We recently harvested a couple of dozen big yellow tomatoes. We ate what we could, but there were so many that I decided to make sauce out of them, and then cook the sauce down to make golden tomato paste. I didn't season the sauce much. Into the cut-up tomatoes went a teaspoon of salt, a bay leaf, a pinch of hot pepper powder, and about a cup of white wine. I ended up with three liters of sauce.
As the sauce cooked, I mashed the tomato wedges with a big spoon and even a potato-masher to break them down. When the sauce was cooked, I let it cool overnight and then ran it through the food mill (le moulin à légumes) using a fine blade to remove most of the tomato seeds and the tough skins. Then I had a smooth, liquid puree.
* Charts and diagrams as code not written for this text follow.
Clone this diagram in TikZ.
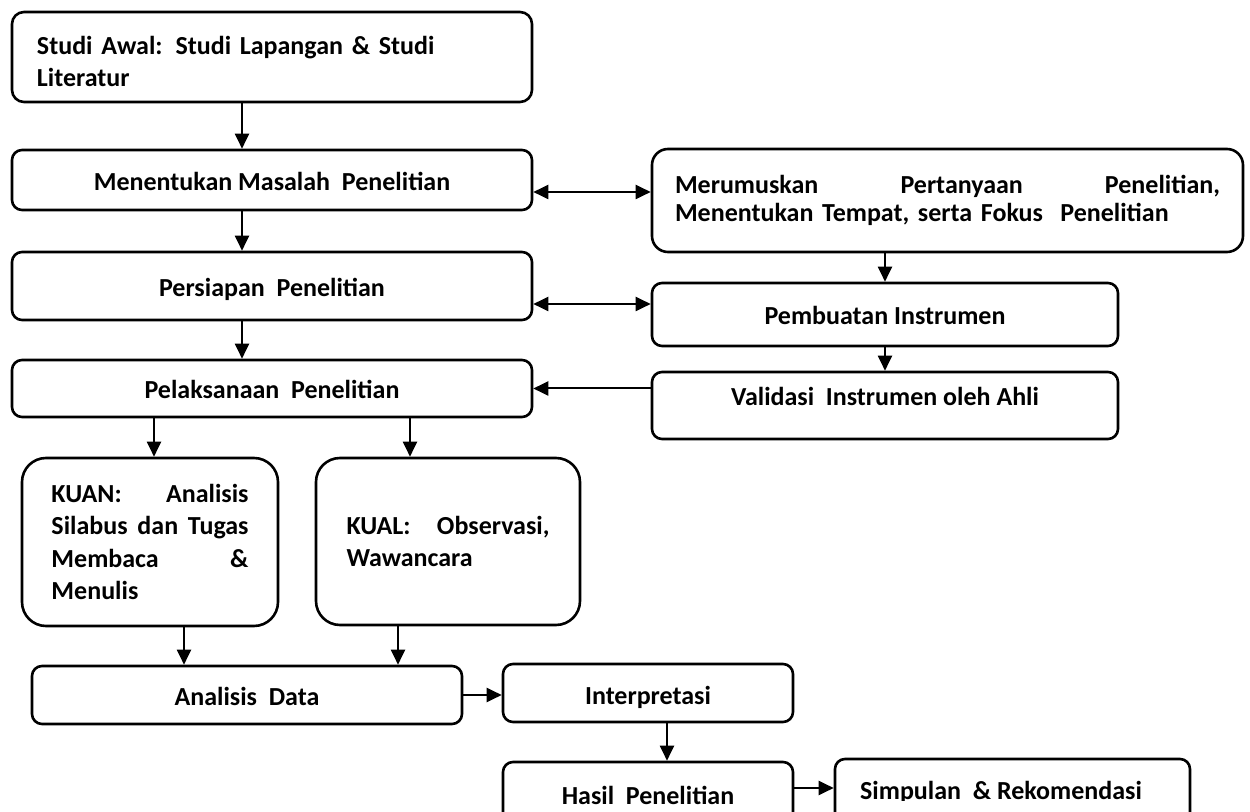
\documentclass[tikz,border=0pt]{standalone}
\usepackage{fontspec}
\setmainfont{Carlito}
\usetikzlibrary{arrows.meta}

\begin{document}
\begin{tikzpicture}[x=0.5pt, y=-0.5pt,
    txt/.style={inner sep=0pt, font=\bfseries\fontsize{13}{16.25}\selectfont},
    box/.style={txt, draw, line width=1.3pt, rounded corners=5pt, align=center},
    one/.style={box, text height=10.5pt, text depth=0pt},
    arr/.style={line width=1pt, -{Triangle[length=7.5pt,width=7pt]}},
    dbl/.style={line width=1pt, {Triangle[length=7.5pt,width=7pt]}-{Triangle[length=7.5pt,width=7pt]}}]

            \useasboundingbox (0,0) rectangle (1250,812);
            \clip (0,0) rectangle (1250,812);

            \node[box, minimum width=260pt, minimum height=45pt, rounded corners=6pt, text width=235pt, align=left, text height=13.4pt] (studi) at (272,57) {Studi Awal: Studi Lapangan \& Studi\\Literatur};
            \node[one, minimum width=260pt, minimum height=30pt] (masalah) at (272,180) {Menentukan Masalah\ \ Penelitian};
            \node[one, minimum width=260pt, minimum height=34pt] (persiapan) at (272,286) {Persiapan\ \ Penelitian};
            \node[one, minimum width=260pt, minimum height=28.5pt] (pelaksanaan) at (272,388.5) {Pelaksanaan\ \ Penelitian};

            \node[box, minimum width=295.5pt, minimum height=51.5pt, rounded corners=8pt, text width=272.5pt, align=left, font=\bfseries\fontsize{13}{14}\selectfont] (rumusan) at (947.5,200.5) {Merumuskan\hfill Pertanyaan\hfill Penelitian,\\Menentukan Tempat, serta Fokus\ \ Penelitian};
            \node[one, minimum width=233pt, minimum height=31.5pt] (instrumen) at (885,314.5) {Pembuatan Instrumen};
            \node[one, minimum width=233pt, minimum height=33.5pt] (validasi) at (885,405.5) {\raisebox{5pt}[\height][\depth]{Validasi\ \ Instrumen oleh Ahli}};

            \node[box, minimum width=128pt, minimum height=84pt, rounded corners=12pt, text width=98.5pt, align=left] (kuan) at (150,542) {KUAN:\hfill Analisis\\Silabus\hfill dan\hfill Tugas\\Membaca\hfill \&\\Menulis};
            \node[box, minimum width=132pt, minimum height=83.5pt, rounded corners=12pt, text width=101.5pt, align=left] (kual) at (448,541.5) {KUAL:\hfill Observasi,\\Wawancara};

            \node[one, minimum width=215pt, minimum height=29pt] (analisis) at (247,695) {Analisis\ \ Data};
            \node[one, minimum width=145pt, minimum height=29pt, text height=12pt] (interpretasi) at (648,693) {Interpretasi};
            \node[one, minimum width=145pt, minimum height=32pt] (hasil) at (648,794) {Hasil\ \ Penelitian};
            \node[box, minimum width=177.5pt, minimum height=33pt] (simpulan) at (1012.5,792) {};
            \begin{scope}
                \clip (835,759) rectangle (1190,801);
                \node[txt, anchor=base] (simpulan-t) at (1001,800) {Simpulan\ \ \& Rekomendasi};
            \end{scope}

            \draw[arr] ([xshift=-15pt]studi.south) -- ([xshift=-15pt]masalah.north);
            \draw[arr] ([xshift=-15pt]masalah.south) -- ([xshift=-15pt]persiapan.north);
            \draw[arr] ([xshift=-15pt]persiapan.south) -- ([xshift=-15pt]pelaksanaan.north);

            \coordinate (m1) at ([yshift=-6pt]masalah.east);
            \draw[dbl] (m1) -- (m1 -| rumusan.west);
            \coordinate (m2) at ([yshift=-9pt]persiapan.east);
            \draw[dbl] (m2) -- (m2 -| instrumen.west);
            \draw[arr] (rumusan.south -| instrumen.north) -- (instrumen.north);
            \draw[arr] (instrumen.south) -- (validasi.north);
            \draw[arr] (validasi.west |- pelaksanaan.east) -- (pelaksanaan.east);

            \coordinate (p1) at ([xshift=2pt]kuan.north);
            \draw[arr] (p1 |- pelaksanaan.south) -- (p1);
            \coordinate (p2) at ([xshift=-19pt]kual.north);
            \draw[arr] (p2 |- pelaksanaan.south) -- (p2);
            \coordinate (q1) at ([xshift=17pt]kuan.south);
            \draw[arr] (q1) -- (q1 |- analisis.north);
            \coordinate (q2) at ([xshift=-25pt]kual.south);
            \draw[arr] (q2) -- (q2 |- analisis.north);

            \draw[arr] (analisis.east) -- (analisis.east -| interpretasi.west);
            \coordinate (r1) at ([xshift=9.5pt]interpretasi.south);
            \draw[arr] (r1) -- (r1 |- hasil.north);
            \coordinate (s1) at ([yshift=3pt]hasil.east);
            \draw[arr] (s1) -- (s1 -| simpulan.west);

        \end{tikzpicture}
\end{document}
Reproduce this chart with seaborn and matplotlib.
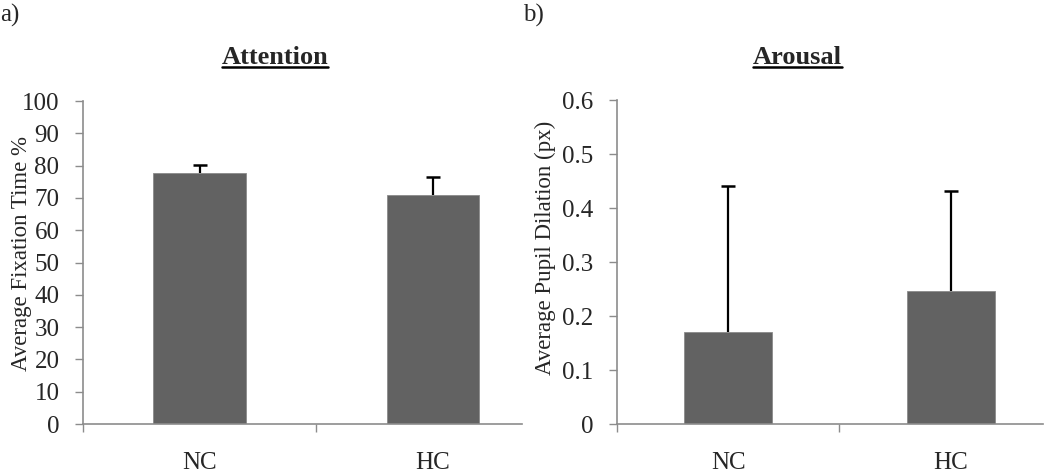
import matplotlib
matplotlib.use("Agg")
import matplotlib.pyplot as plt
import seaborn as sns
from matplotlib.lines import Line2D

groups = ["NC", "HC"]
attention_mean = [77.6, 70.9]
attention_upper = [80.2, 76.6]
arousal_mean = [0.171, 0.247]
arousal_upper = [0.441, 0.431]

sns.set_theme(style="white")
plt.rcParams["font.family"] = ["Liberation Serif", "DejaVu Serif"]

bar_color = "#626262"
spine_color = "#8c8c8c"

fig = plt.figure(figsize=(10.5, 4.73), dpi=100)
ax1 = fig.add_axes([83 / 1050, 49 / 473, 439 / 1050, 323 / 473])
ax2 = fig.add_axes([617 / 1050, 49 / 473, 426 / 1050, 324 / 473])


def draw_panel(ax, means, upper, ylim, yticks, ylabel, xright, fmt, label_xy):
    sns.barplot(x=groups, y=means, color=bar_color, width=0.395, ax=ax,
                saturation=1, edgecolor="#8a8a8a", linewidth=0.6)
    err = [u - m for u, m in zip(upper, means)]
    # only the upper half of the error bar, like Excel "plus" bars
    ax.errorbar([0, 1], means, yerr=[[0, 0], err], fmt="none",
                ecolor="black", elinewidth=1.6, capsize=0)
    ax.plot([0, 1], upper, ls="none", marker="_", markersize=10,
            markeredgewidth=1.8, color="black")
    ax.set_xlim(-0.5, xright)
    ax.set_ylim(*ylim)
    ax.set_yticks(yticks)
    ax.set_yticklabels([fmt(t) for t in yticks], fontsize=18)
    ax.set_ylabel(ylabel, fontsize=16.5)
    ax.yaxis.set_label_coords(*label_xy)
    ax.set_xticks([0, 1])
    ax.set_xticklabels(groups, fontsize=18)
    ax.set_xticks([-0.5, 0.5], minor=True)
    ax.tick_params(axis="x", which="major", length=0, pad=20)
    ax.tick_params(axis="x", which="minor", length=6, width=1,
                   color=spine_color, direction="out", bottom=True)
    ax.tick_params(axis="y", length=6, width=1, color=spine_color,
                   direction="out", left=True, pad=11)
    for side in ["top", "right"]:
        ax.spines[side].set_visible(False)
    for side in ["left", "bottom"]:
        ax.spines[side].set_color(spine_color)
        ax.spines[side].set_linewidth(1.2)
    ax.set_xlabel("")


draw_panel(ax1, attention_mean, attention_upper, (0, 100), list(range(0, 101, 10)),
           "Average Fixation Time %", 1.384, lambda t: str(t), (-0.117, 0.529))
draw_panel(ax2, arousal_mean, arousal_upper, (0, 0.6),
           [0, 0.1, 0.2, 0.3, 0.4, 0.5, 0.6],
           "Average Pupil Dilation (px)", 1.415,
           lambda t: "0" if t == 0 else f"{t:.1f}", (-0.143, 0.543))

fig.text(0 / 1050, 1 - 15 / 473, "a)", fontsize=18, va="center", ha="left")
fig.text(523 / 1050, 1 - 15 / 473, "b)", fontsize=18, va="center", ha="left")

titles = []
titles.append(fig.text(275 / 1050, 1 - 57 / 473, "Attention", fontsize=19,
                       fontweight="bold", ha="center", va="center"))
titles.append(fig.text(797 / 1050, 1 - 57 / 473, "Arousal", fontsize=19,
                       fontweight="bold", ha="center", va="center"))

# underline the titles
fig.canvas.draw()
renderer = fig.canvas.get_renderer()
for t in titles:
    bb = t.get_window_extent(renderer)
    y = (bb.y0 + 1) / fig.bbox.height
    fig.add_artist(Line2D([bb.x0 / fig.bbox.width, bb.x1 / fig.bbox.width], [y, y],
                          transform=fig.transFigure, color="black", linewidth=1.8))

fig.savefig("out.png", dpi=100)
I poured the pureed tomato into a big lasagna pan. It made a layer about an inch (2.5 cm) thick. I was afraid that might be too thick to allow for the desired evaporation and thickening, but it worked out fine.
Here are the tomato seeds and skins that were filtered out of the sauce by the food mill. This seedy pulp went into the compost. (Here's a Youtube video that shows how you can use a food mill to make tomato puree.)
I took this photo just because I liked the color of the yellow tomato puree. The lasagna pan went into the upper part of the oven at a temperature of around 150ºC (300ºF) for enough time to bring the sauce to a low simmer. Then I kept turning the temperature down, ending up at about 90ºC (195ºF), and stirring the puree from time to time. After about four hours in the oven, the sauce had thickened into paste.
Cooking the paste in a slow oven gives the puree a chance to thicken by evaporation without scorching on the bottom. There was a little bit of caramelization around the edges of the pan, but that just adds good flavor when you stir it into the paste. As you can see, it really is paste. It looks a lot like pureed pumpkin or butternut squash flesh. However, it's actually tomato paste that I'll put up in sterilized jars today for storage and use over the coming winter.